WHAT YOU SHOULD DO: Write out the material again word for word, dropping any images it holds.

RECORDS FOR THE EXERCISE:

####################

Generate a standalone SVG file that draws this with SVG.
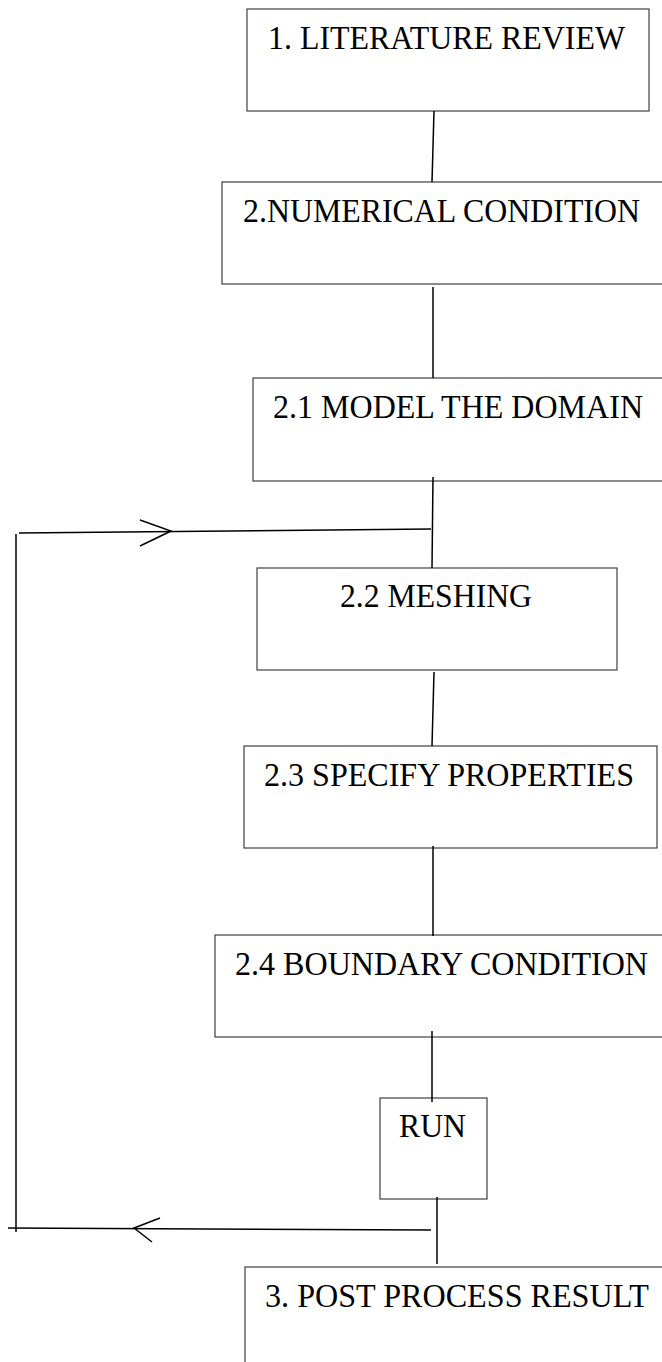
<svg xmlns="http://www.w3.org/2000/svg" width="662" height="1362" viewBox="0 0 662 1362">
<style>
.box{fill:#fff;stroke:#404040;stroke-width:1.2}
.lbl{font-family:"Liberation Serif","Times New Roman",serif;font-size:34px;fill:#000}
.con{stroke:#000;stroke-width:1.5;fill:none;stroke-linecap:butt}
</style>
<rect width="662" height="1362" fill="#fff"/>
<g id="n1"><rect class="box" x="247" y="9" width="402" height="102"/><text class="lbl" x="268" y="49" textLength="357" lengthAdjust="spacingAndGlyphs">1. LITERATURE REVIEW</text></g>
<g id="n2"><rect class="box" x="222" y="182" width="450" height="102"/><text class="lbl" x="243" y="222" textLength="397" lengthAdjust="spacingAndGlyphs">2.NUMERICAL CONDITION</text></g>
<g id="n21"><rect class="box" x="253" y="378" width="420" height="103"/><text class="lbl" x="273" y="418" textLength="370" lengthAdjust="spacingAndGlyphs">2.1 MODEL THE DOMAIN</text></g>
<g id="n22"><rect class="box" x="257" y="568" width="360" height="102"/><text class="lbl" x="340" y="607" textLength="192" lengthAdjust="spacingAndGlyphs">2.2 MESHING</text></g>
<g id="n23"><rect class="box" x="244" y="746" width="413" height="102"/><text class="lbl" x="264" y="786" textLength="370" lengthAdjust="spacingAndGlyphs">2.3 SPECIFY PROPERTIES</text></g>
<g id="n24"><rect class="box" x="215" y="935" width="460" height="102"/><text class="lbl" x="235" y="975" textLength="413" lengthAdjust="spacingAndGlyphs">2.4 BOUNDARY CONDITION</text></g>
<g id="nrun"><rect class="box" x="380" y="1098" width="107" height="101"/><text class="lbl" x="399" y="1137" textLength="67" lengthAdjust="spacingAndGlyphs">RUN</text></g>
<g id="n3"><rect class="box" x="245" y="1267" width="430" height="110"/><text class="lbl" x="265" y="1307" textLength="384" lengthAdjust="spacingAndGlyphs">3. POST PROCESS RESULT</text></g>
<g id="connectors">
<line class="con" x1="434" y1="111" x2="432" y2="182"/>
<line class="con" x1="433" y1="287" x2="433" y2="378"/>
<line class="con" x1="433" y1="477" x2="432" y2="568"/>
<line class="con" x1="434" y1="672" x2="432" y2="746"/>
<line class="con" x1="433" y1="846" x2="433" y2="936"/>
<line class="con" x1="432" y1="1031" x2="432" y2="1102"/>
<line class="con" x1="437" y1="1197" x2="437" y2="1264"/>
<polyline class="con" points="431,1230 8,1228"/>
<polyline class="con" points="16,1232 16,534"/>
<polyline class="con" points="19,533 431,529"/>
<polyline class="con" points="140,520 171,531 140,546"/>
<polyline class="con" points="160,1218 134,1228 152,1242"/>
</g>
</svg>
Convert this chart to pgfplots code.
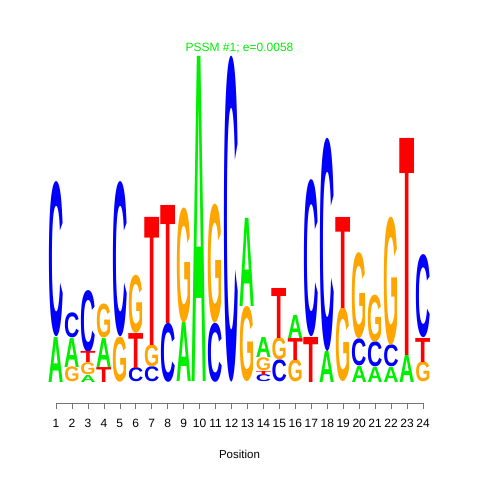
\documentclass[border=0pt]{standalone}
\usepackage{graphicx}
\usepackage{pgfplots}
\pgfplotsset{compat=1.18}
\usepackage{fontspec}
\setmainfont{Liberation Sans}
\definecolor{logoA}{RGB}{0,238,0}
\definecolor{logoC}{RGB}{0,0,255}
\definecolor{logoG}{RGB}{255,165,0}
\definecolor{logoT}{RGB}{255,0,0}
\newdimen\logounit \logounit=162.5bp
\newcommand{\logoletter}[1]{\resizebox*{15.3bp}{\h\logounit}{\bfseries #1}}
\pgfplotsset{
  logo/.style 2 args={
    only marks, mark=none,
    visualization depends on=value \thisrow{h}\as\h,
    nodes near coords={\logoletter{#1}},
    every node near coord/.append style={anchor=south, inner sep=0pt, outer sep=0pt, text=#2},
  }
}
\begin{document}
\begin{tikzpicture}
\begin{axis}[
  name=ax,
  scale only axis, width=367bp, height=346bp,
  xmin=1, xmax=24, ymin=-0.12923, ymax=2,
  axis x line*=bottom, axis y line=none,
  xtick={1,...,24}, ytick=\empty,
  tick align=outside, major tick length=6bp,
  x axis line style={black!55, line width=0.6bp},
  xtick style={black!55, line width=0.6bp},
  /pgf/number format/assume math mode=true,
  xticklabel style={font=\fontsize{12bp}{14bp}\selectfont, anchor=base, yshift=-18bp},
  clip=false,
  title={PSSM \#1; e=0.0058},
  title style={at={(axis description cs:0.5,1)}, anchor=base, yshift=-0.5bp, font=\fontsize{12bp}{14bp}\selectfont, text=logoA},
  xlabel={Position},
  xlabel style={at={(axis description cs:0.5,0)}, anchor=base, yshift=-55bp, font=\fontsize{11.5bp}{14bp}\selectfont},
]
\addplot[logo={A}{logoA}] table[x=x,y=b]{
x b h
1 0 0.277
2 0.092 0.178
3 0 0.043
4 0.092 0.178
9 0 0.363
10 0 2.0
13 0.462 0.542
14 0.148 0.123
16 0.270 0.142
18 0 0.191
20 0 0.098
21 0 0.092
22 0 0.092
23 0 0.166
};
\addplot[logo={C}{logoC}] table[x=x,y=b]{
x b h
1 0.277 0.954
2 0.270 0.154
3 0.185 0.380
5 0.277 0.954
6 0 0.086
7 0 0.092
8 0 0.363
11 0 0.363
12 0 2.0
14 0 0.043
15 0 0.135
17 0.277 0.966
18 0.191 1.311
20 0.098 0.166
21 0.092 0.154
22 0.092 0.135
24 0.271 0.511
};
\addplot[logo={G}{logoG}] table[x=x,y=b]{
x b h
2 0 0.092
3 0.043 0.074
4 0.270 0.209
5 0 0.277
6 0.301 0.357
7 0.092 0.135
9 0.363 0.708
11 0.363 0.732
13 0 0.462
14 0.068 0.080
15 0.135 0.135
16 0 0.135
19 0 0.455
20 0.264 0.529
21 0.246 0.289
22 0.227 0.788
24 0 0.123
};
\addplot[logo={T}{logoT}] table[x=x,y=b]{
x b h
3 0.117 0.068
4 0 0.092
6 0.086 0.215
7 0.227 0.788
8 0.363 0.726
14 0.043 0.025
15 0.270 0.308
16 0.135 0.135
17 0 0.277
19 0.455 0.560
23 0.166 1.335
24 0.123 0.148
};
\end{axis}
\pgfresetboundingbox
\path (ax.south west) ++(-56bp,-77bp) rectangle ++(480bp,480bp);
\end{tikzpicture}
\end{document}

####################

FULL ANSWER:
Generate a standalone SVG file that draws this with SVG.
<svg xmlns="http://www.w3.org/2000/svg" width="662" height="1362" viewBox="0 0 662 1362">
<style>
.box{fill:#fff;stroke:#404040;stroke-width:1.2}
.lbl{font-family:"Liberation Serif","Times New Roman",serif;font-size:34px;fill:#000}
.con{stroke:#000;stroke-width:1.5;fill:none;stroke-linecap:butt}
</style>
<rect width="662" height="1362" fill="#fff"/>
<g id="n1"><rect class="box" x="247" y="9" width="402" height="102"/><text class="lbl" x="268" y="49" textLength="357" lengthAdjust="spacingAndGlyphs">1. LITERATURE REVIEW</text></g>
<g id="n2"><rect class="box" x="222" y="182" width="450" height="102"/><text class="lbl" x="243" y="222" textLength="397" lengthAdjust="spacingAndGlyphs">2.NUMERICAL CONDITION</text></g>
<g id="n21"><rect class="box" x="253" y="378" width="420" height="103"/><text class="lbl" x="273" y="418" textLength="370" lengthAdjust="spacingAndGlyphs">2.1 MODEL THE DOMAIN</text></g>
<g id="n22"><rect class="box" x="257" y="568" width="360" height="102"/><text class="lbl" x="340" y="607" textLength="192" lengthAdjust="spacingAndGlyphs">2.2 MESHING</text></g>
<g id="n23"><rect class="box" x="244" y="746" width="413" height="102"/><text class="lbl" x="264" y="786" textLength="370" lengthAdjust="spacingAndGlyphs">2.3 SPECIFY PROPERTIES</text></g>
<g id="n24"><rect class="box" x="215" y="935" width="460" height="102"/><text class="lbl" x="235" y="975" textLength="413" lengthAdjust="spacingAndGlyphs">2.4 BOUNDARY CONDITION</text></g>
<g id="nrun"><rect class="box" x="380" y="1098" width="107" height="101"/><text class="lbl" x="399" y="1137" textLength="67" lengthAdjust="spacingAndGlyphs">RUN</text></g>
<g id="n3"><rect class="box" x="245" y="1267" width="430" height="110"/><text class="lbl" x="265" y="1307" textLength="384" lengthAdjust="spacingAndGlyphs">3. POST PROCESS RESULT</text></g>
<g id="connectors">
<line class="con" x1="434" y1="111" x2="432" y2="182"/>
<line class="con" x1="433" y1="287" x2="433" y2="378"/>
<line class="con" x1="433" y1="477" x2="432" y2="568"/>
<line class="con" x1="434" y1="672" x2="432" y2="746"/>
<line class="con" x1="433" y1="846" x2="433" y2="936"/>
<line class="con" x1="432" y1="1031" x2="432" y2="1102"/>
<line class="con" x1="437" y1="1197" x2="437" y2="1264"/>
<polyline class="con" points="431,1230 8,1228"/>
<polyline class="con" points="16,1232 16,534"/>
<polyline class="con" points="19,533 431,529"/>
<polyline class="con" points="140,520 171,531 140,546"/>
<polyline class="con" points="160,1218 134,1228 152,1242"/>
</g>
</svg>
Convert this chart to pgfplots code.
\documentclass[border=0pt]{standalone}
\usepackage{graphicx}
\usepackage{pgfplots}
\pgfplotsset{compat=1.18}
\usepackage{fontspec}
\setmainfont{Liberation Sans}
\definecolor{logoA}{RGB}{0,238,0}
\definecolor{logoC}{RGB}{0,0,255}
\definecolor{logoG}{RGB}{255,165,0}
\definecolor{logoT}{RGB}{255,0,0}
\newdimen\logounit \logounit=162.5bp
\newcommand{\logoletter}[1]{\resizebox*{15.3bp}{\h\logounit}{\bfseries #1}}
\pgfplotsset{
  logo/.style 2 args={
    only marks, mark=none,
    visualization depends on=value \thisrow{h}\as\h,
    nodes near coords={\logoletter{#1}},
    every node near coord/.append style={anchor=south, inner sep=0pt, outer sep=0pt, text=#2},
  }
}
\begin{document}
\begin{tikzpicture}
\begin{axis}[
  name=ax,
  scale only axis, width=367bp, height=346bp,
  xmin=1, xmax=24, ymin=-0.12923, ymax=2,
  axis x line*=bottom, axis y line=none,
  xtick={1,...,24}, ytick=\empty,
  tick align=outside, major tick length=6bp,
  x axis line style={black!55, line width=0.6bp},
  xtick style={black!55, line width=0.6bp},
  /pgf/number format/assume math mode=true,
  xticklabel style={font=\fontsize{12bp}{14bp}\selectfont, anchor=base, yshift=-18bp},
  clip=false,
  title={PSSM \#1; e=0.0058},
  title style={at={(axis description cs:0.5,1)}, anchor=base, yshift=-0.5bp, font=\fontsize{12bp}{14bp}\selectfont, text=logoA},
  xlabel={Position},
  xlabel style={at={(axis description cs:0.5,0)}, anchor=base, yshift=-55bp, font=\fontsize{11.5bp}{14bp}\selectfont},
]
\addplot[logo={A}{logoA}] table[x=x,y=b]{
x b h
1 0 0.277
2 0.092 0.178
3 0 0.043
4 0.092 0.178
9 0 0.363
10 0 2.0
13 0.462 0.542
14 0.148 0.123
16 0.270 0.142
18 0 0.191
20 0 0.098
21 0 0.092
22 0 0.092
23 0 0.166
};
\addplot[logo={C}{logoC}] table[x=x,y=b]{
x b h
1 0.277 0.954
2 0.270 0.154
3 0.185 0.380
5 0.277 0.954
6 0 0.086
7 0 0.092
8 0 0.363
11 0 0.363
12 0 2.0
14 0 0.043
15 0 0.135
17 0.277 0.966
18 0.191 1.311
20 0.098 0.166
21 0.092 0.154
22 0.092 0.135
24 0.271 0.511
};
\addplot[logo={G}{logoG}] table[x=x,y=b]{
x b h
2 0 0.092
3 0.043 0.074
4 0.270 0.209
5 0 0.277
6 0.301 0.357
7 0.092 0.135
9 0.363 0.708
11 0.363 0.732
13 0 0.462
14 0.068 0.080
15 0.135 0.135
16 0 0.135
19 0 0.455
20 0.264 0.529
21 0.246 0.289
22 0.227 0.788
24 0 0.123
};
\addplot[logo={T}{logoT}] table[x=x,y=b]{
x b h
3 0.117 0.068
4 0 0.092
6 0.086 0.215
7 0.227 0.788
8 0.363 0.726
14 0.043 0.025
15 0.270 0.308
16 0.135 0.135
17 0 0.277
19 0.455 0.560
23 0.166 1.335
24 0.123 0.148
};
\end{axis}
\pgfresetboundingbox
\path (ax.south west) ++(-56bp,-77bp) rectangle ++(480bp,480bp);
\end{tikzpicture}
\end{document}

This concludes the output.